-- start of MATERIAL PROVIDED --

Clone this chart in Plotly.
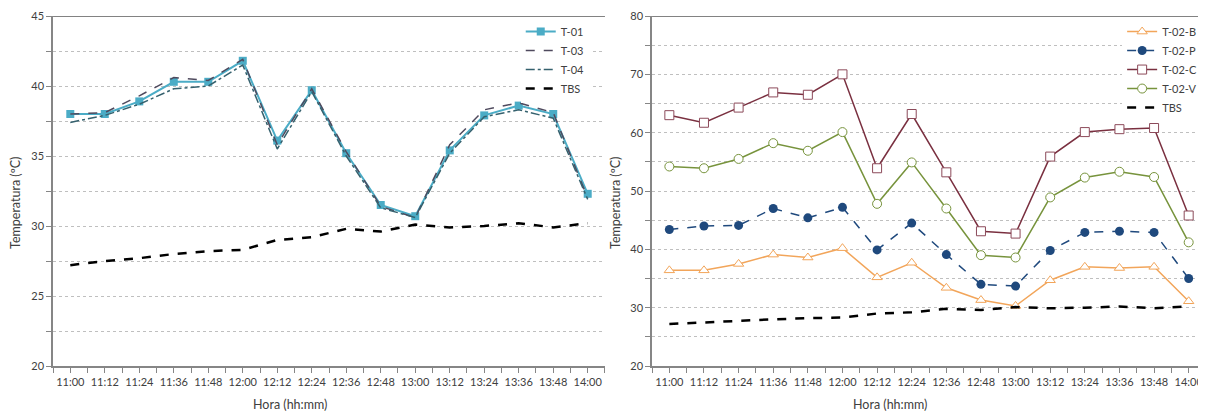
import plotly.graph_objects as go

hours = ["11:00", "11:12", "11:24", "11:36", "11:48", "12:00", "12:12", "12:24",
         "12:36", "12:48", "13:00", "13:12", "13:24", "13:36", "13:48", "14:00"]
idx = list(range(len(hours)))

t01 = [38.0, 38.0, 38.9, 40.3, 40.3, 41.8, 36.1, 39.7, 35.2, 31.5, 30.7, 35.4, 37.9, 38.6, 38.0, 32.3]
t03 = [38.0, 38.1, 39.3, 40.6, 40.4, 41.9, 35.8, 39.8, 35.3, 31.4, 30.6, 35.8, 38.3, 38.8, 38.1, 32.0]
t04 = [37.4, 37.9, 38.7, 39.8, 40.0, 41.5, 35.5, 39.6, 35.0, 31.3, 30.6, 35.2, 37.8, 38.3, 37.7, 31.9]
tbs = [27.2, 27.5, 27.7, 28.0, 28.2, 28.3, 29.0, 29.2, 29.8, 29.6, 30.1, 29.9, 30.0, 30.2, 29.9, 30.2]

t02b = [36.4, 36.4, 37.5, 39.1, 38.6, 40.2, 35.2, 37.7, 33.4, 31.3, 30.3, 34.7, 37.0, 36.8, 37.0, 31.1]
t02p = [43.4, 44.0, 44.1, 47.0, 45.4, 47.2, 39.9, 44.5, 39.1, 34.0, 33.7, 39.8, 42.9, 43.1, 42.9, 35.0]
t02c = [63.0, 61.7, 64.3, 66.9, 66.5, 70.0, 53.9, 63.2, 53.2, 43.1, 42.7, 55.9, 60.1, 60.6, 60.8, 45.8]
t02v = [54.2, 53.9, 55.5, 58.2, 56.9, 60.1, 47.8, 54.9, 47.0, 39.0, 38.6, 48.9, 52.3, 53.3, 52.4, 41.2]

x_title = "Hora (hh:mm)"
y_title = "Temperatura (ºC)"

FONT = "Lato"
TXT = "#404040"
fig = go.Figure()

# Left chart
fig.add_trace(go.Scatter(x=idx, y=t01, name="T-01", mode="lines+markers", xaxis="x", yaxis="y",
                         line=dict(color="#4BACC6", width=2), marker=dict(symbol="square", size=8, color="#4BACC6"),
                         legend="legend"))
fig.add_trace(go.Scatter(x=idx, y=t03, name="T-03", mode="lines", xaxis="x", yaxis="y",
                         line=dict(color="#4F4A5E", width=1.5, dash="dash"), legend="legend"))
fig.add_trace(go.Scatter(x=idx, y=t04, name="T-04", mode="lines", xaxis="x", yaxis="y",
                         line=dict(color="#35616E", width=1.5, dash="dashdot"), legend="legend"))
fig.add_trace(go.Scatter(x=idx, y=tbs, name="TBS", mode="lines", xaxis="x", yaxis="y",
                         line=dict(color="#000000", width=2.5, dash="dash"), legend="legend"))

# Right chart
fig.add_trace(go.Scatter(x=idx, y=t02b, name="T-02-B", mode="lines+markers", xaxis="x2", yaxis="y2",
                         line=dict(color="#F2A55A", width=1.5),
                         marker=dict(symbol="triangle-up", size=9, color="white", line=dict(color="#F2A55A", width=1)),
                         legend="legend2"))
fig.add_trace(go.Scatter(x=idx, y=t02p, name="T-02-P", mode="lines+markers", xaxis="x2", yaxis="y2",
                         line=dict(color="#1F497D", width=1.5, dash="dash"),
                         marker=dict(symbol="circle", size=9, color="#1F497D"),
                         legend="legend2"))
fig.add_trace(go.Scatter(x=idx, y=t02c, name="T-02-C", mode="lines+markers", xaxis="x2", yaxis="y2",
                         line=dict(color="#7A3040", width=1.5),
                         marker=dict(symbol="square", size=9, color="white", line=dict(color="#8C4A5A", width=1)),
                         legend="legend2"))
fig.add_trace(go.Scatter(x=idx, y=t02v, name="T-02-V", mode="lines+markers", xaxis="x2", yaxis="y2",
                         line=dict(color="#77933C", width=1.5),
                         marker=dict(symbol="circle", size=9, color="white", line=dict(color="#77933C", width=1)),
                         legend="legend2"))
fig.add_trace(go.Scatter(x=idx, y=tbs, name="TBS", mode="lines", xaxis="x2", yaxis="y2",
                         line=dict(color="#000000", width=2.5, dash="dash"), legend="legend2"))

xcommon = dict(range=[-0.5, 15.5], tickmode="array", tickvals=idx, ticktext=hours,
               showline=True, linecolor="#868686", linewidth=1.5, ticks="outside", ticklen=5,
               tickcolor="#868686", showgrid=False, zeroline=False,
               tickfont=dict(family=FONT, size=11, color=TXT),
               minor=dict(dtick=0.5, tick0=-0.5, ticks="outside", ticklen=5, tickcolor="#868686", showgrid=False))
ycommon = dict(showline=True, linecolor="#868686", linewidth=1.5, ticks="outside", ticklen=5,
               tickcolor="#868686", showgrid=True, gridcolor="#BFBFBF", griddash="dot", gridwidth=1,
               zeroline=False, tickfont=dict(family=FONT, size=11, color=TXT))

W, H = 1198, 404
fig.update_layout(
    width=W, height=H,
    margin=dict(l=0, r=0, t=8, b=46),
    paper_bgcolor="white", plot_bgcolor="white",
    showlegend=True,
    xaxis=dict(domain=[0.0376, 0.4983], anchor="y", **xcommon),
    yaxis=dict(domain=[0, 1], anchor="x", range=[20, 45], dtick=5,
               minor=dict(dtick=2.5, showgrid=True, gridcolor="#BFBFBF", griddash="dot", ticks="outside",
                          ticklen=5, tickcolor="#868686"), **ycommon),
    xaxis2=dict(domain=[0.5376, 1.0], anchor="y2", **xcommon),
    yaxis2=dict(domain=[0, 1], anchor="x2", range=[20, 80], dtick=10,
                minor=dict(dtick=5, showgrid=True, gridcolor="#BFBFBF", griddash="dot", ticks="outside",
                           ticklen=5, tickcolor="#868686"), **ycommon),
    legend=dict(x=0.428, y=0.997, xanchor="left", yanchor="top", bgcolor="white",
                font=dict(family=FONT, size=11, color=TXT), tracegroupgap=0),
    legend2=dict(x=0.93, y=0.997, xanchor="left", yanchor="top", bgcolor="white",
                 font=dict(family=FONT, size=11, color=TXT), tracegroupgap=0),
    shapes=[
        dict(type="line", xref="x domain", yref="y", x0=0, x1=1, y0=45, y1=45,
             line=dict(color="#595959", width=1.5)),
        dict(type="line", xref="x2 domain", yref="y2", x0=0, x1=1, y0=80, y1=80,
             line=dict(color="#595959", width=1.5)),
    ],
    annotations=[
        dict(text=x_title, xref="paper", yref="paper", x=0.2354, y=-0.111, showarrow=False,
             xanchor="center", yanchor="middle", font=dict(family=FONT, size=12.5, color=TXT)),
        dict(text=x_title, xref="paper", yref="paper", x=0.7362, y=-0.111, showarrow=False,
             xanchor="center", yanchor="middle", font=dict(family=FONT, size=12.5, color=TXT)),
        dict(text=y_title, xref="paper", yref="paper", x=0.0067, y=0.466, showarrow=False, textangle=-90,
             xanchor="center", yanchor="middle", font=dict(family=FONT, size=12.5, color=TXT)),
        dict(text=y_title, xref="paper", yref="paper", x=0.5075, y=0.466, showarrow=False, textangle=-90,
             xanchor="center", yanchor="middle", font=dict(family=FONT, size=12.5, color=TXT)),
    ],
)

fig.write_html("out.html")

-- end of MATERIAL PROVIDED --

WHAT NEEDS TO BE DONE — Repeat the lines above, starting at the first and stopping after the line that holds "fig = go.Figure()", with the pictures left out.

RESULT BELOW —
Clone this chart in Plotly.
import plotly.graph_objects as go

hours = ["11:00", "11:12", "11:24", "11:36", "11:48", "12:00", "12:12", "12:24",
         "12:36", "12:48", "13:00", "13:12", "13:24", "13:36", "13:48", "14:00"]
idx = list(range(len(hours)))

t01 = [38.0, 38.0, 38.9, 40.3, 40.3, 41.8, 36.1, 39.7, 35.2, 31.5, 30.7, 35.4, 37.9, 38.6, 38.0, 32.3]
t03 = [38.0, 38.1, 39.3, 40.6, 40.4, 41.9, 35.8, 39.8, 35.3, 31.4, 30.6, 35.8, 38.3, 38.8, 38.1, 32.0]
t04 = [37.4, 37.9, 38.7, 39.8, 40.0, 41.5, 35.5, 39.6, 35.0, 31.3, 30.6, 35.2, 37.8, 38.3, 37.7, 31.9]
tbs = [27.2, 27.5, 27.7, 28.0, 28.2, 28.3, 29.0, 29.2, 29.8, 29.6, 30.1, 29.9, 30.0, 30.2, 29.9, 30.2]

t02b = [36.4, 36.4, 37.5, 39.1, 38.6, 40.2, 35.2, 37.7, 33.4, 31.3, 30.3, 34.7, 37.0, 36.8, 37.0, 31.1]
t02p = [43.4, 44.0, 44.1, 47.0, 45.4, 47.2, 39.9, 44.5, 39.1, 34.0, 33.7, 39.8, 42.9, 43.1, 42.9, 35.0]
t02c = [63.0, 61.7, 64.3, 66.9, 66.5, 70.0, 53.9, 63.2, 53.2, 43.1, 42.7, 55.9, 60.1, 60.6, 60.8, 45.8]
t02v = [54.2, 53.9, 55.5, 58.2, 56.9, 60.1, 47.8, 54.9, 47.0, 39.0, 38.6, 48.9, 52.3, 53.3, 52.4, 41.2]

x_title = "Hora (hh:mm)"
y_title = "Temperatura (ºC)"

FONT = "Lato"
TXT = "#404040"
fig = go.Figure()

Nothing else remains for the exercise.